With major funding from the Getty Foundation and partners from within and beyond the region, Site and Space in Southeast Asia seeks to support innovative research in the art and architectural histories of the region, foster professional networks among early career scholars, and expand engagement with an ever more global field.

Explore
This digital publication presents cultural narratives of art and architecture, as told by scholars, curators and artists.
Their projects range from art histories and heritage studies to explorations of sense memories and cultural mapping; their work spans historical periods, crosses disciplines, and is presented here in multiple formats and languages.
Roam the immersive map or filter via the content index to encounter individual videos, recordings, images, field notes and site reports in each of the three cities, or explore whole projects from roundtable discussions, to essays and storymaps.
Sites
Yangon
Yangon, formerly known as Rangoon, is the largest city and former capital of Myanmar (Burma).
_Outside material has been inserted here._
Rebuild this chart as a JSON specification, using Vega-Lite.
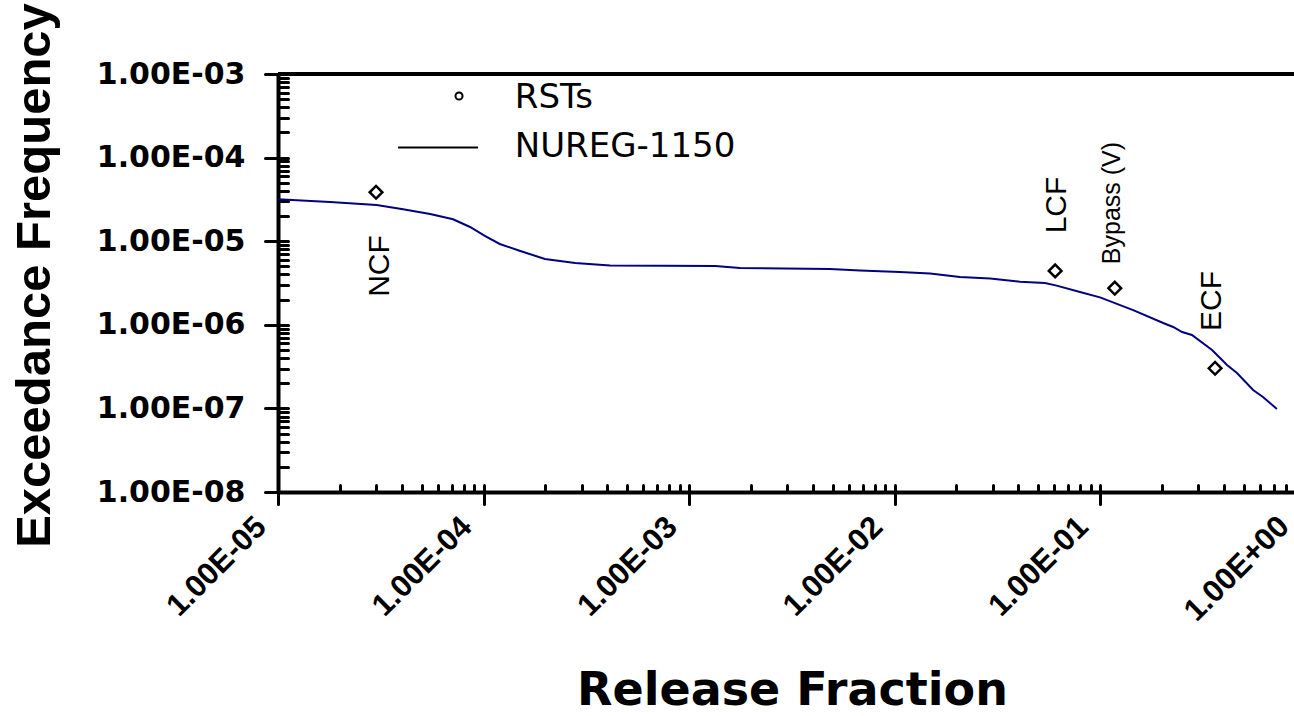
{
  "$schema": "https://vega.github.io/schema/vega-lite/v6.json",
  "width": 1016,
  "height": 418,
  "autosize": {"type": "none"},
  "padding": {"left": 278, "top": 74, "right": 0, "bottom": 224},
  "background": "white",
  "config": {
    "view": {"stroke": null},
    "axis": {"grid": false, "labelFlush": false, "labelOverlap": false, "tickCap": "round", "tickColor": "black", "domainColor": "black", "labelColor": "black", "titleColor": "black"}
  },
  "datasets": {
    "curve": [
      {"fraction": 1e-5, "frequency": 3.17e-5},
      {"fraction": 1.79e-5, "frequency": 2.94e-5},
      {"fraction": 3.02e-5, "frequency": 2.71e-5},
      {"fraction": 4.06e-5, "frequency": 2.41e-5},
      {"fraction": 5.5e-5, "frequency": 2.11e-5},
      {"fraction": 7.11e-5, "frequency": 1.83e-5},
      {"fraction": 8.6e-5, "frequency": 1.48e-5},
      {"fraction": 1.02e-4, "frequency": 1.15e-5},
      {"fraction": 1.2e-4, "frequency": 9.26e-6},
      {"fraction": 1.51e-4, "frequency": 7.64e-6},
      {"fraction": 1.99e-4, "frequency": 6.13e-6},
      {"fraction": 2.79e-4, "frequency": 5.48e-6},
      {"fraction": 4.13e-4, "frequency": 5.12e-6},
      {"fraction": 1.34e-3, "frequency": 5.05e-6},
      {"fraction": 1.77e-3, "frequency": 4.78e-6},
      {"fraction": 4.85e-3, "frequency": 4.65e-6},
      {"fraction": 6.79e-3, "frequency": 4.46e-6},
      {"fraction": 1.06e-2, "frequency": 4.29e-6},
      {"fraction": 1.49e-2, "frequency": 4.11e-6},
      {"fraction": 2.08e-2, "frequency": 3.73e-6},
      {"fraction": 2.92e-2, "frequency": 3.58e-6},
      {"fraction": 4.08e-2, "frequency": 3.28e-6},
      {"fraction": 5.4e-2, "frequency": 3.16e-6},
      {"fraction": 6.15e-2, "frequency": 2.94e-6},
      {"fraction": 7.99e-2, "frequency": 2.47e-6},
      {"fraction": 0.1, "frequency": 2.13e-6},
      {"fraction": 0.145, "frequency": 1.5e-6},
      {"fraction": 0.203, "frequency": 1.05e-6},
      {"fraction": 0.227, "frequency": 9.42e-7},
      {"fraction": 0.251, "frequency": 8.2e-7},
      {"fraction": 0.28, "frequency": 7.55e-7},
      {"fraction": 0.351, "frequency": 5.0e-7},
      {"fraction": 0.415, "frequency": 3.31e-7},
      {"fraction": 0.464, "frequency": 2.65e-7},
      {"fraction": 0.556, "frequency": 1.66e-7},
      {"fraction": 0.621, "frequency": 1.37e-7},
      {"fraction": 0.726, "frequency": 9.83e-8}
    ],
    "rsts": [
      {"name": "NCF", "fraction": 3.0e-5, "frequency": 3.85e-5},
      {"name": "LCF", "fraction": 6.05e-2, "frequency": 4.41e-6},
      {"name": "Bypass (V)", "fraction": 0.118, "frequency": 2.74e-6},
      {"name": "ECF", "fraction": 0.363, "frequency": 3.02e-7}
    ],
    "annotations": [
      {"label": "NCF", "fraction": 3.12e-5, "frequency": 5.05e-6},
      {"label": "LCF", "fraction": 6.18e-2, "frequency": 2.71e-5},
      {"label": "Bypass (V)", "fraction": 0.114, "frequency": 2.86e-5},
      {"label": "ECF", "fraction": 0.351, "frequency": 1.93e-6}
    ]
  },
  "layer": [
    {
      "data": {"name": "curve"},
      "mark": {"type": "line", "color": "#000080", "strokeWidth": 2},
      "encoding": {
        "x": {
          "field": "fraction", "type": "quantitative",
          "scale": {"type": "log", "domain": [1e-5, 0.879], "nice": false},
          "axis": {
            "orient": "bottom",
            "values": [1e-5, 1e-4, 1e-3, 1e-2, 1e-1],
            "labelExpr": "'1.00E-0' + (-round(log(datum.value)/LN10))",
            "tickSize": 12, "tickWidth": 3, "domainWidth": 4,
            "labelAngle": -45, "labelAlign": "right", "labelBaseline": "middle",
            "labelOffset": -17, "labelPadding": 18,
            "labelFont": "Liberation Sans", "labelFontWeight": "bold", "labelFontSize": 31,
            "title": "Release Fraction",
            "titleFont": "DejaVu Sans", "titleFontWeight": "bold", "titleFontSize": 46,
            "titleX": 514, "titleY": 212, "titleBaseline": "alphabetic", "titleAlign": "center"
          }
        },
        "y": {
          "field": "frequency", "type": "quantitative",
          "scale": {"type": "log", "domain": [1e-8, 1e-3], "nice": false},
          "axis": {
            "orient": "left",
            "values": [1e-8, 1e-7, 1e-6, 1e-5, 1e-4, 1e-3],
            "labelExpr": "'1.00E-0' + (-round(log(datum.value)/LN10))",
            "tickSize": 13, "tickWidth": 3, "domainWidth": 4,
            "labelPadding": 20, "labelAlign": "right", "labelBaseline": "middle",
            "labelFont": "DejaVu Sans", "labelFontWeight": "bold", "labelFontSize": 30,
            "title": "Exceedance Frequency",
            "titleFont": "Liberation Sans", "titleFontWeight": "bold", "titleFontSize": 49,
            "titleAngle": 270, "titleX": -229, "titleY": 201, "titleBaseline": "alphabetic", "titleAlign": "center"
          }
        }
      }
    },
    {
      "data": {"name": "rsts"},
      "mark": {"type": "point", "shape": "diamond", "filled": false, "stroke": "black", "strokeWidth": 2.5, "size": 160, "opacity": 1},
      "encoding": {
        "x": {
          "field": "fraction", "type": "quantitative",
          "scale": {"type": "log", "domain": [1e-5, 0.879], "nice": false},
          "axis": {
            "orient": "bottom",
            "values": [2e-5, 3e-5, 4e-5, 5e-5, 6e-5, 7e-5, 8e-5, 9e-5, 1e-4, 2e-4, 3e-4, 4e-4, 5e-4, 6e-4, 7e-4, 8e-4, 9e-4, 1e-3, 2e-3, 3e-3, 4e-3, 5e-3, 6e-3, 7e-3, 8e-3, 9e-3, 1e-2, 2e-2, 3e-2, 4e-2, 5e-2, 6e-2, 7e-2, 8e-2, 9e-2, 1e-1, 0.2, 0.3, 0.4, 0.5, 0.6, 0.7, 0.8],
            "labels": false, "domain": false, "tickSize": -7, "tickWidth": 3, "title": null
          }
        },
        "y": {
          "field": "frequency", "type": "quantitative",
          "scale": {"type": "log", "domain": [1e-8, 1e-3], "nice": false},
          "axis": {
            "orient": "left",
            "values": [2e-8, 3e-8, 4e-8, 5e-8, 6e-8, 7e-8, 8e-8, 9e-8, 1e-7, 2e-7, 3e-7, 4e-7, 5e-7, 6e-7, 7e-7, 8e-7, 9e-7, 1e-6, 2e-6, 3e-6, 4e-6, 5e-6, 6e-6, 7e-6, 8e-6, 9e-6, 1e-5, 2e-5, 3e-5, 4e-5, 5e-5, 6e-5, 7e-5, 8e-5, 9e-5, 1e-4, 2e-4, 3e-4, 4e-4, 5e-4, 6e-4, 7e-4, 8e-4, 9e-4],
            "labels": false, "domain": false, "tickSize": -10, "tickWidth": 3, "title": null
          }
        }
      }
    },
    {
      "data": {"values": [{"frequency": 1e-3}]},
      "mark": {"type": "rule", "color": "black", "strokeWidth": 4},
      "encoding": {
        "y": {"field": "frequency", "type": "quantitative", "scale": {"type": "log", "domain": [1e-8, 1e-3], "nice": false}, "axis": null}
      }
    },
    {
      "data": {"name": "annotations"},
      "mark": {"type": "text", "angle": 270, "align": "center", "baseline": "middle", "font": "Liberation Sans", "color": "black"},
      "encoding": {
        "x": {"field": "fraction", "type": "quantitative", "scale": {"type": "log", "domain": [1e-5, 0.879], "nice": false}, "axis": null},
        "y": {"field": "frequency", "type": "quantitative", "scale": {"type": "log", "domain": [1e-8, 1e-3], "nice": false}, "axis": null},
        "text": {"field": "label"},
        "size": {"condition": {"test": "datum.label === 'Bypass (V)'", "value": 25}, "value": 30}
      }
    },
    {
      "data": {"values": [{"fraction": 7.6e-5, "frequency": 5.46e-4}]},
      "mark": {"type": "point", "shape": "circle", "filled": false, "stroke": "black", "strokeWidth": 2, "size": 50, "opacity": 1},
      "encoding": {
        "x": {"field": "fraction", "type": "quantitative", "scale": {"type": "log", "domain": [1e-5, 0.879], "nice": false}, "axis": null},
        "y": {"field": "frequency", "type": "quantitative", "scale": {"type": "log", "domain": [1e-8, 1e-3], "nice": false}, "axis": null}
      }
    },
    {
      "data": {"values": [{"start": 3.84e-5, "end": 9.4e-5, "frequency": 1.32e-4}]},
      "mark": {"type": "rule", "color": "black", "strokeWidth": 2},
      "encoding": {
        "x": {"field": "start", "type": "quantitative", "scale": {"type": "log", "domain": [1e-5, 0.879], "nice": false}, "axis": null},
        "x2": {"field": "end"},
        "y": {"field": "frequency", "type": "quantitative", "scale": {"type": "log", "domain": [1e-8, 1e-3], "nice": false}, "axis": null}
      }
    },
    {
      "data": {"values": [{"fraction": 1.42e-4, "frequency": 3.92e-4, "label": "RSTs"}, {"fraction": 1.42e-4, "frequency": 1.016e-4, "label": "NUREG-1150"}]},
      "mark": {"type": "text", "align": "left", "baseline": "alphabetic", "font": "DejaVu Sans", "fontSize": 34, "color": "black"},
      "encoding": {
        "x": {"field": "fraction", "type": "quantitative", "scale": {"type": "log", "domain": [1e-5, 0.879], "nice": false}, "axis": null},
        "y": {"field": "frequency", "type": "quantitative", "scale": {"type": "log", "domain": [1e-8, 1e-3], "nice": false}, "axis": null},
        "text": {"field": "label"}
      }
    },
    {
      "data": {"values": [{"fraction": 1, "frequency": 1e-8, "label": "1.00E+00"}]},
      "mark": {"type": "text", "angle": 315, "align": "right", "baseline": "middle", "dx": -36, "dy": 6.4, "font": "Liberation Sans", "fontWeight": "bold", "fontSize": 31, "color": "black"},
      "encoding": {
        "x": {"field": "fraction", "type": "quantitative", "scale": {"type": "log", "domain": [1e-5, 0.879], "nice": false}, "axis": null},
        "y": {"field": "frequency", "type": "quantitative", "scale": {"type": "log", "domain": [1e-8, 1e-3], "nice": false}, "axis": null},
        "text": {"field": "label"}
      }
    }
  ],
  "resolve": {"axis": {"x": "independent", "y": "independent"}}
}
It is home to 7.3 million people.
Penang
Penang is a separate state of Malaysia and home to 1.7 million people. The old city was founded as a trading post of the English East India Company in the eighteenth century, in the area still known as Georgetown.
Huế
Huế was formerly the royal capital of the Nguyen Dynasty of Vietnam. The present city was founded at the beginning of the nineteenth century, but the city is built on an ancient fort and port of what was once one of the principal cities of Champa.